* BEGIN Provided information *

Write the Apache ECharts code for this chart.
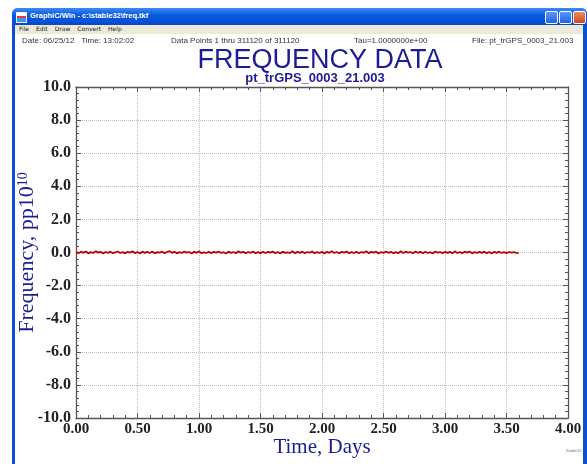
<!DOCTYPE html>
<html>
<head>
<meta charset="utf-8">
<script src="https://cdn.jsdelivr.net/npm/echarts@6/dist/echarts.min.js"></script>
<style>
  html, body { margin: 0; padding: 0; background: #fff; }
  #page { position: relative; width: 587px; height: 464px; overflow: hidden; background: #fff; }
  /* ── XP style window chrome ── */
  .win { position: absolute; left: 12px; top: 8px; width: 575px; height: 460px;
         background: #0b4fd6; border-radius: 6px 6px 0 0; }
  .titlebar { position: absolute; left: 0; top: 0; right: 0; height: 17px;
              background: linear-gradient(#3d8bf5, #0a5be0 40%, #0550d8 80%, #0a48c0);
              border-radius: 6px 6px 0 0; }
  .titlebar .icon { position: absolute; left: 4px; top: 4px; width: 9px; height: 9px;
                    background: linear-gradient(#fff 30%, #e33 30%, #e33 60%, #39f 60%); border: 1px solid #eee; }
  .titlebar .cap { position: absolute; left: 18px; top: 3px; color: #fff;
                   font: bold 7.5px "Liberation Sans", sans-serif; }
  .btn { position: absolute; top: 3px; width: 11px; height: 11px; border: 1px solid #fff;
         border-radius: 2px; background: linear-gradient(#5a96ff, #2364e0); }
  .btn.close { background: linear-gradient(#f08a64, #d4441c); }
  .menubar { position: absolute; left: 3px; right: 4px; top: 17px; height: 9px; background: #ece9d8;
             font: 6px "DejaVu Sans", sans-serif; color: #222; }
  .menubar span { margin-left: 4px; margin-right: 3px; }
  .client { position: absolute; left: 3px; right: 4px; top: 26px; bottom: 0; background: #fff; }
  #chart { position: absolute; left: 0; top: 0; width: 587px; height: 464px; }
</style>
</head>
<body>
<div id="page">
  <div class="win">
    <div class="titlebar">
      <div class="icon"></div>
      <div class="cap">GraphiC/Win - c:\stable32\freq.tkf</div>
      <div class="btn" style="left:533px"></div>
      <div class="btn" style="left:547px"></div>
      <div class="btn close" style="left:561px"></div>
    </div>
    <div class="menubar"><span>File</span><span>Edit</span><span>Draw</span><span>Convert</span><span>Help</span></div>
    <div class="client"></div>
  </div>
  <div id="chart"></div>
</div>
<script>
/* ── Data (fractional frequency, pp10^10, vs days) ── */
const timeStep = 0.02;   // days between plotted samples
const freqValues = [
  0.03, -0.04, 0.05, -0.02, 0.06, -0.05, 0.02, -0.03, 0.07, -0.01,
  0.04, -0.06, 0.03, -0.02, 0.05, -0.04, 0.01, 0.06, -0.03, 0.02,
  -0.05, 0.04, -0.01, 0.07, -0.04, 0.03, -0.06, 0.05, -0.02, 0.04,
  -0.03, 0.06, -0.05, 0.02, -0.01, 0.05, -0.04, 0.03, 0.08, -0.02,
  0.04, -0.05, 0.02, -0.03, 0.06, -0.01, 0.03, -0.06, 0.05, -0.02,
  0.07, -0.04, 0.01, -0.03, 0.05, -0.05, 0.04, -0.01, 0.06, -0.03,
  0.02, -0.06, 0.05, -0.02, 0.03, -0.04, 0.07, -0.01, 0.04, -0.05,
  0.03, -0.02, 0.06, -0.04, 0.02, -0.05, 0.05, -0.03, 0.04, -0.01,
  0.06, -0.04, 0.03, -0.06, 0.05, -0.02, 0.01, -0.03, 0.07, -0.04,
  0.04, -0.02, 0.05, -0.05, 0.03, -0.01, 0.06, -0.04, 0.02, -0.03,
  0.05, -0.06, 0.04, -0.02, 0.08, -0.03, 0.03, -0.05, 0.04, -0.01,
  0.06, -0.04, 0.02, -0.03, 0.05, -0.05, 0.03, -0.02, 0.07, -0.04,
  0.04, -0.01, 0.05, -0.06, 0.03, -0.03, 0.06, -0.02, 0.04, -0.05,
  0.02, -0.04, 0.07, -0.03, 0.05, -0.01, 0.03, -0.05, 0.06, -0.02,
  0.04, -0.04, 0.05, -0.03, 0.02, -0.06, 0.06, -0.01, 0.03, -0.04,
  0.05, -0.02, 0.04, -0.05, 0.07, -0.03, 0.03, -0.04, 0.05, -0.01,
  0.06, -0.05, 0.02, -0.03, 0.04, -0.02, 0.05, -0.04, 0.03, -0.06,
  0.04, -0.02, 0.05, -0.03, 0.02, -0.04, 0.03, -0.01, 0.02, -0.02,
  -0.04
];
const xTicks = { min: 0, max: 4, interval: 0.5 };
const yTicks = { min: -10, max: 10, interval: 2 };

const headerDate = 'Date: 06/25/12   Time: 13:02:02';
const headerPoints = 'Data Points 1 thru 311120 of 311120';
const headerTau = 'Tau=1.0000000e+00';
const headerFile = 'File: pt_trGPS_0003_21.003';
const mainTitle = 'FREQUENCY DATA';
const subTitle = 'pt_trGPS_0003_21.003';

const seriesData = freqValues.map((v, i) => [+(i * timeStep).toFixed(3), v]);

const serif = '"Liberation Serif", "DejaVu Serif", serif';
const sans = '"Liberation Sans", Arial, sans-serif';
const axisCol = '#555';
const navy = '#1c1c96';

const chart = echarts.init(document.getElementById('chart'), null, { renderer: 'canvas' });

const tickBits = {
  axisLine: { show: true, onZero: false, lineStyle: { color: axisCol, width: 1.3 } },
  axisTick: { show: true, inside: true, length: 5, lineStyle: { color: axisCol } },
  minorTick: { show: true, splitNumber: 5, length: 3, lineStyle: { color: axisCol } }
};

chart.setOption({
  backgroundColor: 'transparent',
  animation: false,
  grid: { left: 76, right: 19, top: 87, bottom: 46, outerBoundsMode: 'none' },
  graphic: [
    { type: 'text', left: 22, top: 37, style: { text: headerDate, font: '8px ' + sans, fill: '#333' } },
    { type: 'text', left: 171, top: 37, style: { text: headerPoints, font: '8px ' + sans, fill: '#333' } },
    { type: 'text', left: 354, top: 37, style: { text: headerTau, font: '8px ' + sans, fill: '#333' } },
    { type: 'text', left: 472, top: 37, style: { text: headerFile, font: '8px ' + sans, fill: '#333' } },
    { type: 'text', left: 566, top: 449, style: { text: 'Stable32', font: '4px ' + sans, fill: '#777' } }
  ],
  title: [
    { text: mainTitle, left: 315, textAlign: 'center', top: 42,
      textStyle: { fontFamily: sans, fontSize: 27, fontWeight: 'normal', color: navy } },
    { text: subTitle, left: 310, textAlign: 'center', top: 67,
      textStyle: { fontFamily: sans, fontSize: 13, fontWeight: 'bold', color: navy } }
  ],
  xAxis: [
    {
      type: 'value', position: 'bottom',
      min: xTicks.min, max: xTicks.max, interval: xTicks.interval,
      name: 'Time, Days', nameLocation: 'middle', nameGap: 19, nameMoveOverlap: false,
      nameTextStyle: { fontFamily: serif, fontSize: 21, color: navy },
      axisLabel: { margin: 4, fontFamily: serif, fontSize: 15, fontWeight: 'bold', color: '#222',
                   formatter: v => v.toFixed(2) },
      splitLine: { show: true, lineStyle: { color: '#bbb', type: 'dotted' } },
      ...tickBits
    },
    {
      type: 'value', position: 'top',
      min: xTicks.min, max: xTicks.max, interval: xTicks.interval,
      axisLabel: { show: false }, splitLine: { show: false },
      ...tickBits
    }
  ],
  yAxis: [
    {
      type: 'value', position: 'left',
      min: yTicks.min, max: yTicks.max, interval: yTicks.interval,
      name: '{a|Frequency, pp10}{b|10}', nameLocation: 'middle', nameGap: 38, nameRotate: 90,
      nameMoveOverlap: false,
      nameTextStyle: {
        color: navy,
        rich: {
          a: { fontFamily: serif, fontSize: 22, color: navy, verticalAlign: 'bottom', lineHeight: 22 },
          b: { fontFamily: serif, fontSize: 14, color: navy, verticalAlign: 'top', lineHeight: 22 }
        }
      },
      axisLabel: { margin: 5, fontFamily: serif, fontSize: 16, fontWeight: 'bold', color: '#222',
                   formatter: v => v.toFixed(1) },
      splitLine: { show: true, lineStyle: { color: '#bbb', type: 'dotted' } },
      ...tickBits
    },
    {
      type: 'value', position: 'right',
      min: yTicks.min, max: yTicks.max, interval: yTicks.interval,
      axisLabel: { show: false }, splitLine: { show: false },
      ...tickBits
    }
  ],
  series: [{
    type: 'line',
    data: seriesData,
    xAxisIndex: 0, yAxisIndex: 0,
    showSymbol: false,
    lineStyle: { color: '#c00000', width: 1.8 }
  }]
});
</script>
</body>
</html>
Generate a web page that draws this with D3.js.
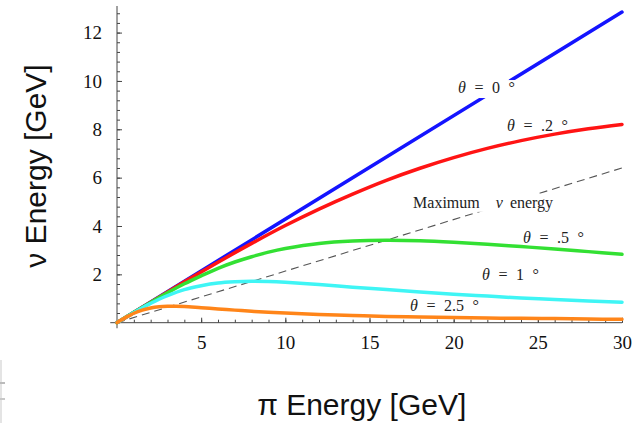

* END Provided information *

### Problem description
Work out how many lines above contain the word "page". Give only the number.

### Answer below
3